::: AVAILABLE DATA :::
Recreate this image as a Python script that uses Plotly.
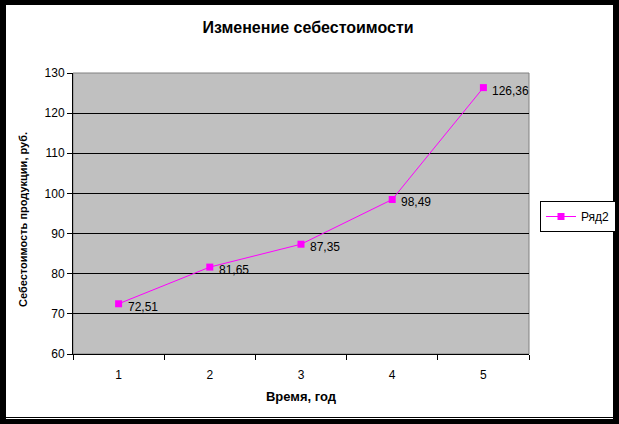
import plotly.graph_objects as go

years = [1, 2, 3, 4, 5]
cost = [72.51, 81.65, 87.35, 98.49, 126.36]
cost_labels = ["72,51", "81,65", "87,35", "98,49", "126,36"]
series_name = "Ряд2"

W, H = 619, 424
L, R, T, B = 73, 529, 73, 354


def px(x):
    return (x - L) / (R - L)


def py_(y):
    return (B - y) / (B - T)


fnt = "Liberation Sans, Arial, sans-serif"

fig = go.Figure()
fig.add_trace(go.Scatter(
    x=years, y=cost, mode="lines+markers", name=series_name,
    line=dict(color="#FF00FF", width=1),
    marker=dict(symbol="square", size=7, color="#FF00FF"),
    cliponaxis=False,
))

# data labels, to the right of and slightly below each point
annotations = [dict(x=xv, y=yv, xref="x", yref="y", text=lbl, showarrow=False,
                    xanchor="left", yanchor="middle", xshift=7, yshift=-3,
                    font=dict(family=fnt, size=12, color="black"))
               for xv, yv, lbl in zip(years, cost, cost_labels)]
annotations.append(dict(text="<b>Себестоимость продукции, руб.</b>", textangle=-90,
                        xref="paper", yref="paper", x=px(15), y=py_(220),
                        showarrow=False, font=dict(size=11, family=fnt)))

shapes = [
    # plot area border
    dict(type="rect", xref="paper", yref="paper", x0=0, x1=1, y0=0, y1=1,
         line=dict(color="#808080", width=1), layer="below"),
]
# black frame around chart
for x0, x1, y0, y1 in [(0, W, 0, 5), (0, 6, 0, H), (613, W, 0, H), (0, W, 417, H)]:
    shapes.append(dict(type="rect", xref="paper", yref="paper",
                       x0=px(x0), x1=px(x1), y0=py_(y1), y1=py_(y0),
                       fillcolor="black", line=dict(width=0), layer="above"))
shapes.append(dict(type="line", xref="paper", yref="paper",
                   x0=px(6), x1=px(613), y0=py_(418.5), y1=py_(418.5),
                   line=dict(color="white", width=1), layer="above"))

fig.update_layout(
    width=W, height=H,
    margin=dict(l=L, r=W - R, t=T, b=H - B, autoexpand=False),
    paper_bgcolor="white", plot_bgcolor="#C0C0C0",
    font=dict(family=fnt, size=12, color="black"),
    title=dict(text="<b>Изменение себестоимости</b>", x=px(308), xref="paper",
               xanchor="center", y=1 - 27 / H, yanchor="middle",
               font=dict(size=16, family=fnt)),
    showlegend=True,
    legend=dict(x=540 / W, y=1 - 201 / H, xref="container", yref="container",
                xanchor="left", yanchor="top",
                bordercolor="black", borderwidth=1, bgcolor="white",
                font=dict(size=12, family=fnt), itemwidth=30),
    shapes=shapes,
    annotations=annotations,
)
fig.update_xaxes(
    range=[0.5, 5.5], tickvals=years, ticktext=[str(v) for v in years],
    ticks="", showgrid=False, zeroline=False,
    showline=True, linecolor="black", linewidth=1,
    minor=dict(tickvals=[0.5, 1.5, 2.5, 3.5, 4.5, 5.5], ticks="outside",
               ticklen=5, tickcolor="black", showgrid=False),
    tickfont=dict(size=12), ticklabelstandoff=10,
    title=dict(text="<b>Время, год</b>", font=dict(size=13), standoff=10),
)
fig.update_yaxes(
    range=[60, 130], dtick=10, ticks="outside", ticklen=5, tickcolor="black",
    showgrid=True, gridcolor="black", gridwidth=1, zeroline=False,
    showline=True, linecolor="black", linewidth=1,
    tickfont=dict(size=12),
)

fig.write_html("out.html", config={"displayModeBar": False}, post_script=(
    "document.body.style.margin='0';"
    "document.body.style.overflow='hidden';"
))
:::
▶ [TASK TO CARRY OUT]:
Return only the lines from the start of the data through the line that contains "return (x - L) / (R - L)", please, copying them exactly and omitting all pictures.

▶ [FULL OUTPUT]:
Recreate this image as a Python script that uses Plotly.
import plotly.graph_objects as go

years = [1, 2, 3, 4, 5]
cost = [72.51, 81.65, 87.35, 98.49, 126.36]
cost_labels = ["72,51", "81,65", "87,35", "98,49", "126,36"]
series_name = "Ряд2"

W, H = 619, 424
L, R, T, B = 73, 529, 73, 354


def px(x):
    return (x - L) / (R - L)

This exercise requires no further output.